Nuclear energy grows throughout the Outlook in all three scenarios, as strong growth in China offsets weak or falling nuclear power generation in the developed world.
Nuclear generation grows robustly in Rapid and Net Zero, increasing by around 100% and 160% respectively by 2050. China accounts for around 60% of this growth in Rapid – and 40% in Net Zero – as China continues to diversify away from coal towards a lower carbon fuel mix in the power sector. The share of nuclear power in China’s power generation increases from around 4% in 2018 to more than 15% by 2050 in both scenarios. Nuclear power generation also increases in India, Other Asia and Africa.
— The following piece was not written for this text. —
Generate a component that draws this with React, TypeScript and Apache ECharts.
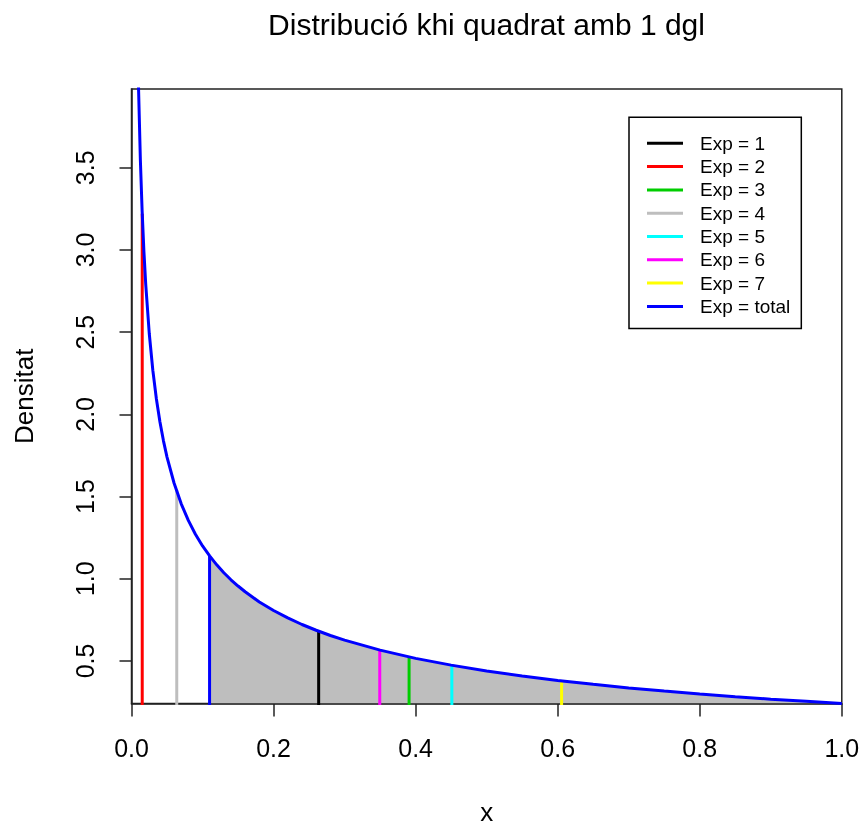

Nuclear power in the developed economies falls slightly in Rapid and edges higher in Net Zero. In both scenarios, the pressure to decarbonize the power sector more quickly than other zero-carbon energy sources and balancing technologies can be deployed is partially met by extending the operating lifetimes of nuclear power plants in the US and Europe, many to 60 years or more.
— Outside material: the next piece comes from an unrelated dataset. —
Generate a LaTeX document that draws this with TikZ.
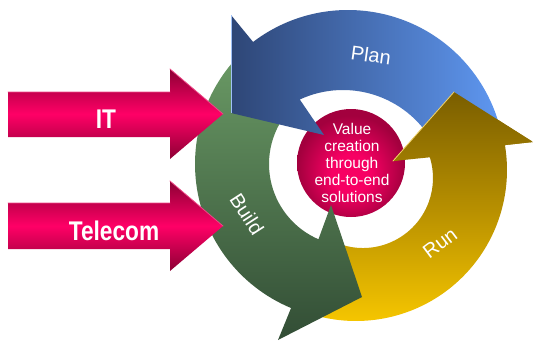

The pace of build out of new capacity additions in Rapid is comparable to that seen in the heyday of nuclear power in the 1980s – and even quicker in Net Zero – with the pace of construction in Rapid increasing more than two-fold relative to recent rates of expansion.
The growth of nuclear generation is slower in BAU, increasing by around 40% by 2050, with its share in primary energy edging lower. The pattern of growth in BAU is even more lopsided, with China accounting for more than the entire growth of nuclear power generation, partially offset by declines in the US and Europe as aging nuclear plants are retired and a combination of economic and political factors means they are not replaced by new capacity. The level of nuclear generation in China by 2050 in BAU is around twice that of the entire developed world.
Hydroelectricity expands throughout the Outlook, but the pace of growth slows in the second half of all three scenarios as the availability of the most advantaged sites gradually wanes.
The greater pressure to decarbonize the energy system in Rapid and Net Zero helps to support stronger growth of hydro energy than in BAU, even so the growth of hydro power in all three scenarios over the Outlook – ranging from 1.3% to 1.6% p.a. – is slower than the past 20 years (2.6 p.a.). The share of hydro in global power generation is broadly stable in all three scenarios at around 15%.
The slowing in hydroelectricity relative to past trends is dominated by China, where the robust build out of hydro facilities over the past 20 years accounted for around three-quarters of global growth in hydroelectricity. But as the most productive and advantaged sites in China are exploited, the growth of Chinese hydro power slows, averaging between 1.3-1.7% p.a. in the three scenarios, down from an average annual rate of almost 10% over the past 20 years.
Some of this slowing in the growth of Chinese hydro power generation is offset by an acceleration in Other Asia, Latin America, and Africa, where growing economic prosperity and accelerating power demand increase the economic viability of developing the abundant geographical sites available in these regions.